While I'm at it, I like Merucrial's C and Python codebase more than Bazaar's C, Pyrex, and Python codebase (or Git's Bourne Shell, C, and Perl codebase for that matter). While I'm a fan of using the right tool for the job, and thus have no problem with a codebase that's split between a high performance language and a higher-level dynamic language (say, C and Python), I'm not a fan of unnecessarily diversifying the implementation languages (Why use Bourne shell and Perl? Why use Python and Pyrex?). I know that Pyrex is basically an extension to Python intended to ease the process of writing parts of modules in C, but it still seems like an unnecessary layer of abstraction to me.

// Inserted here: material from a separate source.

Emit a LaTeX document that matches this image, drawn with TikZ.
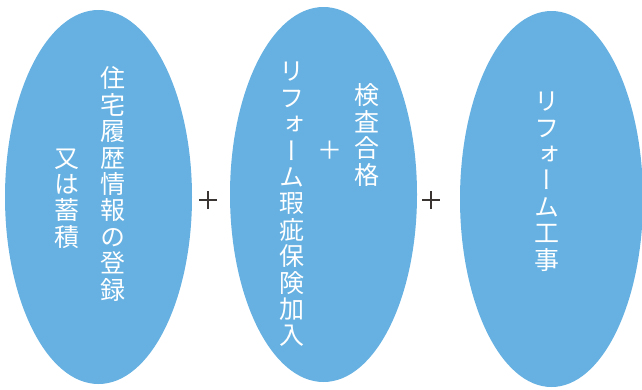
\documentclass[tikz,border=0pt]{standalone}
\usepackage{fontspec}
\usetikzlibrary{shapes.geometric}
\newfontfamily\vjp[RawFeature=+vert]{Noto Sans CJK JP}
\definecolor{ellblue}{HTML}{66B1E1}
\definecolor{plusgray}{HTML}{3A3533}
\tikzset{
  oval/.style={ellipse, fill=ellblue, draw=none, inner sep=0pt},
  vcol/.style={text=white, align=center, inner sep=0pt, font=\vjp\fontsize{25}{26.4}\selectfont},
  plusmark/.style={inner sep=0pt, minimum size=0pt},
  plusline/.style={draw=plusgray, line width=1.2pt}
}
\begin{document}
\begin{tikzpicture}[x=1pt, y=-1pt]
\useasboundingbox (0,0) rectangle (642,389);
\node[oval, minimum width=187pt, minimum height=374pt] (e1) at (98.5,197) {};
\node[oval, minimum width=187pt, minimum height=375pt] (e2) at (323.5,194.5) {};
\node[oval, minimum width=183pt, minimum height=376pt] (e3) at (551.5,199) {};
% texts
\node[vcol] (t1a) at (113,184) {住\\宅\\履\\歴\\情\\報\\の\\登\\録};
\node[vcol] (t1b) at (67,198.5) {又\\は\\蓄\\積};
\node[vcol] (t2a) at (292,204.5) {リ\\フ\\ォ\\ー\\ム\\瑕\\疵\\保\\険\\加\\入};
\node[vcol] (t2p) at (330,150) {＋};
\node[vcol] (t2b) at (367,135) {検\\査\\合\\格};
\node[vcol] (t3) at (547,181.5) {リ\\フ\\ォ\\ー\\ム\\工\\事};
% plus signs between ovals
\node[plusmark] (p1) at (208,200) {};
\node[plusmark] (p2) at (431,200) {};
\draw[plusline] ([xshift=-9pt]p1.center) -- ([xshift=9pt]p1.center);
\draw[plusline] ([yshift=-9pt]p1.center) -- ([yshift=9pt]p1.center);
\draw[plusline] ([xshift=-9pt]p2.center) -- ([xshift=9pt]p2.center);
\draw[plusline] ([yshift=-9pt]p2.center) -- ([yshift=9pt]p2.center);
\end{tikzpicture}
\end{document}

I am not yet sold on the idea that we actually need folders in and of themselves to be treated as first class objects, either. I guess it feels more "natural" that way, but it's just not really necessary, I think.
As for TortoiseSVN -- I used it a little bit years ago, and did not really have problems with it, but I wasn't trying to use it with another VCS at the time, and did not use it really heavily. Basically, my major VCS use has always been in a Unix environment.